** start **

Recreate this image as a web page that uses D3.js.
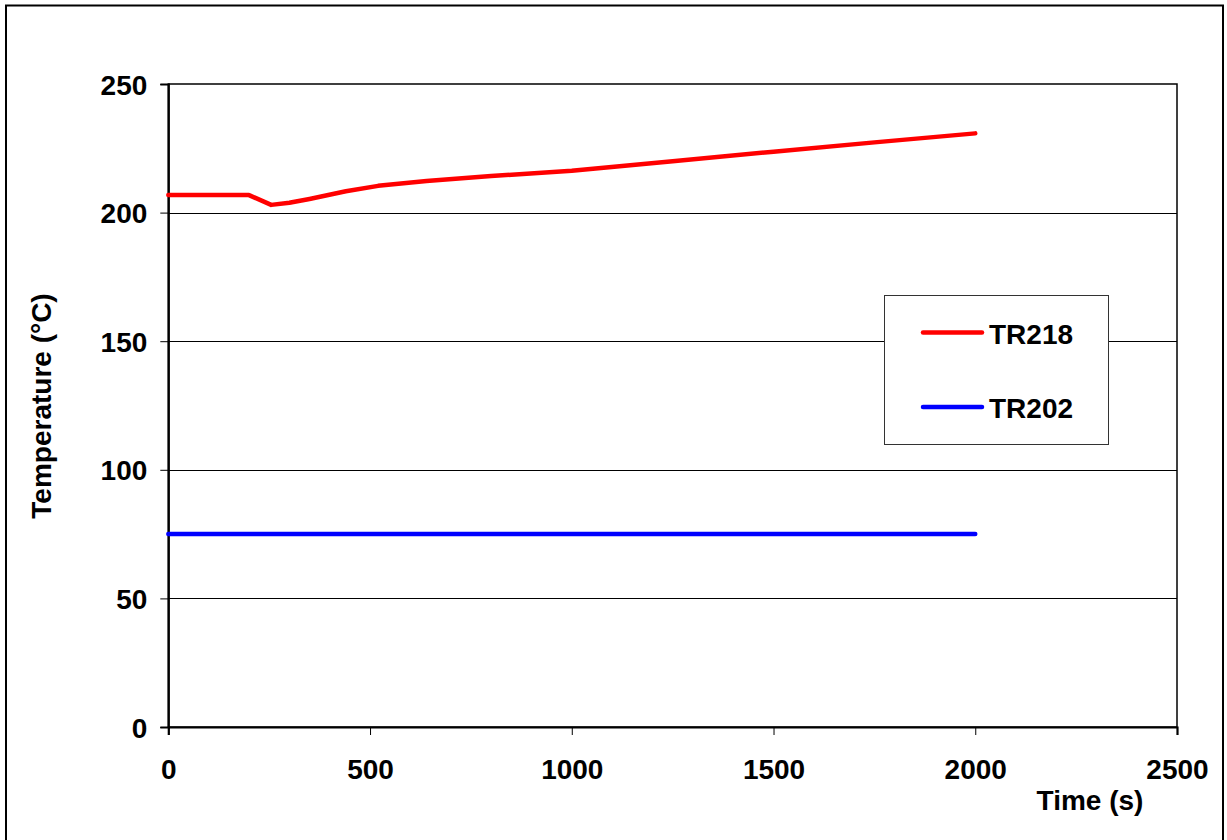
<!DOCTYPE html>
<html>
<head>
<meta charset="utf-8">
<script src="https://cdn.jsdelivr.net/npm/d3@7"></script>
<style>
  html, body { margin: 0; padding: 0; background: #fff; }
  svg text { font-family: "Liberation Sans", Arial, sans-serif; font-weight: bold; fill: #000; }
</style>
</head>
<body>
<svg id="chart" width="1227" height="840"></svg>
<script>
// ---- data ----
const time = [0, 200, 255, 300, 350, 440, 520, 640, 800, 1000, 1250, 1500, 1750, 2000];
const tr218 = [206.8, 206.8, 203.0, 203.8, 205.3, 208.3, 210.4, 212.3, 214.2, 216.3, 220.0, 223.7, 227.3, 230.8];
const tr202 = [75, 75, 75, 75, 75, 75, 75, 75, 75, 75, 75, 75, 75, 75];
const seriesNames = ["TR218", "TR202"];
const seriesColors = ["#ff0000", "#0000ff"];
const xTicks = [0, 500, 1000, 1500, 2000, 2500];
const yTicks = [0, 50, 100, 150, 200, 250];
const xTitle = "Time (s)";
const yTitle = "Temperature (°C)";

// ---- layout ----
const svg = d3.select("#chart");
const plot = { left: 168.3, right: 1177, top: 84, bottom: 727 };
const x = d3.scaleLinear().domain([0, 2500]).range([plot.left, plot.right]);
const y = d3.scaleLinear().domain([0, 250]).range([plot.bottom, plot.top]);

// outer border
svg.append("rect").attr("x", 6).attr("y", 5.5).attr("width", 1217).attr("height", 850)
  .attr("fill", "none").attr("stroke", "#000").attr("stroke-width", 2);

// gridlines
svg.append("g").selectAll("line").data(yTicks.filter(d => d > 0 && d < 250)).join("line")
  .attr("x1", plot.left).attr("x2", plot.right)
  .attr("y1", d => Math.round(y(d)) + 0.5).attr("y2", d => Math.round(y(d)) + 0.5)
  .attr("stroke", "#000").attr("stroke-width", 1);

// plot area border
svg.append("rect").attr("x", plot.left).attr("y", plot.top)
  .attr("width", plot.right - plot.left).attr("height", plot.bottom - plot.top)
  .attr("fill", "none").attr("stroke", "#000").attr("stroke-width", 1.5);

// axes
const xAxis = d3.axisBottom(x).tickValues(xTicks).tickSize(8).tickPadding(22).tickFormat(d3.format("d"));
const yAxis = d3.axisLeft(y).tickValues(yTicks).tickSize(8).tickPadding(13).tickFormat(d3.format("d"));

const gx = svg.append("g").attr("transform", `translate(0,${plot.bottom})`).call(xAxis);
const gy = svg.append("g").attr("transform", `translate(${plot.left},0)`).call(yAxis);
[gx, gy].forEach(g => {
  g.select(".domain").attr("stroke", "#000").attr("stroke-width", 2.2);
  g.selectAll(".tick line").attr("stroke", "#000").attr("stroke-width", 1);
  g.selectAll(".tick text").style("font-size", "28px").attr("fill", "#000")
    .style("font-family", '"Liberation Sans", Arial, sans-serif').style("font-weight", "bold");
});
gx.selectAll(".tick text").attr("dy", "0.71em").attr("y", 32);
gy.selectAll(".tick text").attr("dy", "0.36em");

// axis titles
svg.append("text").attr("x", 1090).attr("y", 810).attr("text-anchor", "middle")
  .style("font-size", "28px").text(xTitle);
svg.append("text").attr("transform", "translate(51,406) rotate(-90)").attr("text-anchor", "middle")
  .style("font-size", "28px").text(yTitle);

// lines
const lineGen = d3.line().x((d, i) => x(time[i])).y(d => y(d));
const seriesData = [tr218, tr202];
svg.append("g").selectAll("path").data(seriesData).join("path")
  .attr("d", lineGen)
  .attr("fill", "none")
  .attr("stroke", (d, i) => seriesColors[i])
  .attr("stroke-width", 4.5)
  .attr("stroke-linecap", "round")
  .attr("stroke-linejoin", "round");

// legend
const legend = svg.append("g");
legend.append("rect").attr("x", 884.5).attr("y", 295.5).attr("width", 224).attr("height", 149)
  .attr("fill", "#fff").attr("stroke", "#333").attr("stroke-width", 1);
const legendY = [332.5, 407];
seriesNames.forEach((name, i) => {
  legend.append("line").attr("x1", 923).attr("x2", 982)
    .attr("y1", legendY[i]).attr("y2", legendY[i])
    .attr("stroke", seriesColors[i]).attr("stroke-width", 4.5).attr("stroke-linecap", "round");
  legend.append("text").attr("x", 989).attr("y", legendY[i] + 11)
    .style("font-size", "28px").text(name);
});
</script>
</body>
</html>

** end **

**Requirements**
Leave out the pictures and reproduce the rest of the listing exactly.

**Result of this exercise**
Recreate this image as a web page that uses D3.js.
<!DOCTYPE html>
<html>
<head>
<meta charset="utf-8">
<script src="https://cdn.jsdelivr.net/npm/d3@7"></script>
<style>
  html, body { margin: 0; padding: 0; background: #fff; }
  svg text { font-family: "Liberation Sans", Arial, sans-serif; font-weight: bold; fill: #000; }
</style>
</head>
<body>
<svg id="chart" width="1227" height="840"></svg>
<script>
// ---- data ----
const time = [0, 200, 255, 300, 350, 440, 520, 640, 800, 1000, 1250, 1500, 1750, 2000];
const tr218 = [206.8, 206.8, 203.0, 203.8, 205.3, 208.3, 210.4, 212.3, 214.2, 216.3, 220.0, 223.7, 227.3, 230.8];
const tr202 = [75, 75, 75, 75, 75, 75, 75, 75, 75, 75, 75, 75, 75, 75];
const seriesNames = ["TR218", "TR202"];
const seriesColors = ["#ff0000", "#0000ff"];
const xTicks = [0, 500, 1000, 1500, 2000, 2500];
const yTicks = [0, 50, 100, 150, 200, 250];
const xTitle = "Time (s)";
const yTitle = "Temperature (°C)";

// ---- layout ----
const svg = d3.select("#chart");
const plot = { left: 168.3, right: 1177, top: 84, bottom: 727 };
const x = d3.scaleLinear().domain([0, 2500]).range([plot.left, plot.right]);
const y = d3.scaleLinear().domain([0, 250]).range([plot.bottom, plot.top]);

// outer border
svg.append("rect").attr("x", 6).attr("y", 5.5).attr("width", 1217).attr("height", 850)
  .attr("fill", "none").attr("stroke", "#000").attr("stroke-width", 2);

// gridlines
svg.append("g").selectAll("line").data(yTicks.filter(d => d > 0 && d < 250)).join("line")
  .attr("x1", plot.left).attr("x2", plot.right)
  .attr("y1", d => Math.round(y(d)) + 0.5).attr("y2", d => Math.round(y(d)) + 0.5)
  .attr("stroke", "#000").attr("stroke-width", 1);

// plot area border
svg.append("rect").attr("x", plot.left).attr("y", plot.top)
  .attr("width", plot.right - plot.left).attr("height", plot.bottom - plot.top)
  .attr("fill", "none").attr("stroke", "#000").attr("stroke-width", 1.5);

// axes
const xAxis = d3.axisBottom(x).tickValues(xTicks).tickSize(8).tickPadding(22).tickFormat(d3.format("d"));
const yAxis = d3.axisLeft(y).tickValues(yTicks).tickSize(8).tickPadding(13).tickFormat(d3.format("d"));

const gx = svg.append("g").attr("transform", `translate(0,${plot.bottom})`).call(xAxis);
const gy = svg.append("g").attr("transform", `translate(${plot.left},0)`).call(yAxis);
[gx, gy].forEach(g => {
  g.select(".domain").attr("stroke", "#000").attr("stroke-width", 2.2);
  g.selectAll(".tick line").attr("stroke", "#000").attr("stroke-width", 1);
  g.selectAll(".tick text").style("font-size", "28px").attr("fill", "#000")
    .style("font-family", '"Liberation Sans", Arial, sans-serif').style("font-weight", "bold");
});
gx.selectAll(".tick text").attr("dy", "0.71em").attr("y", 32);
gy.selectAll(".tick text").attr("dy", "0.36em");

// axis titles
svg.append("text").attr("x", 1090).attr("y", 810).attr("text-anchor", "middle")
  .style("font-size", "28px").text(xTitle);
svg.append("text").attr("transform", "translate(51,406) rotate(-90)").attr("text-anchor", "middle")
  .style("font-size", "28px").text(yTitle);

// lines
const lineGen = d3.line().x((d, i) => x(time[i])).y(d => y(d));
const seriesData = [tr218, tr202];
svg.append("g").selectAll("path").data(seriesData).join("path")
  .attr("d", lineGen)
  .attr("fill", "none")
  .attr("stroke", (d, i) => seriesColors[i])
  .attr("stroke-width", 4.5)
  .attr("stroke-linecap", "round")
  .attr("stroke-linejoin", "round");

// legend
const legend = svg.append("g");
legend.append("rect").attr("x", 884.5).attr("y", 295.5).attr("width", 224).attr("height", 149)
  .attr("fill", "#fff").attr("stroke", "#333").attr("stroke-width", 1);
const legendY = [332.5, 407];
seriesNames.forEach((name, i) => {
  legend.append("line").attr("x1", 923).attr("x2", 982)
    .attr("y1", legendY[i]).attr("y2", legendY[i])
    .attr("stroke", seriesColors[i]).attr("stroke-width", 4.5).attr("stroke-linecap", "round");
  legend.append("text").attr("x", 989).attr("y", legendY[i] + 11)
    .style("font-size", "28px").text(name);
});
</script>
</body>
</html>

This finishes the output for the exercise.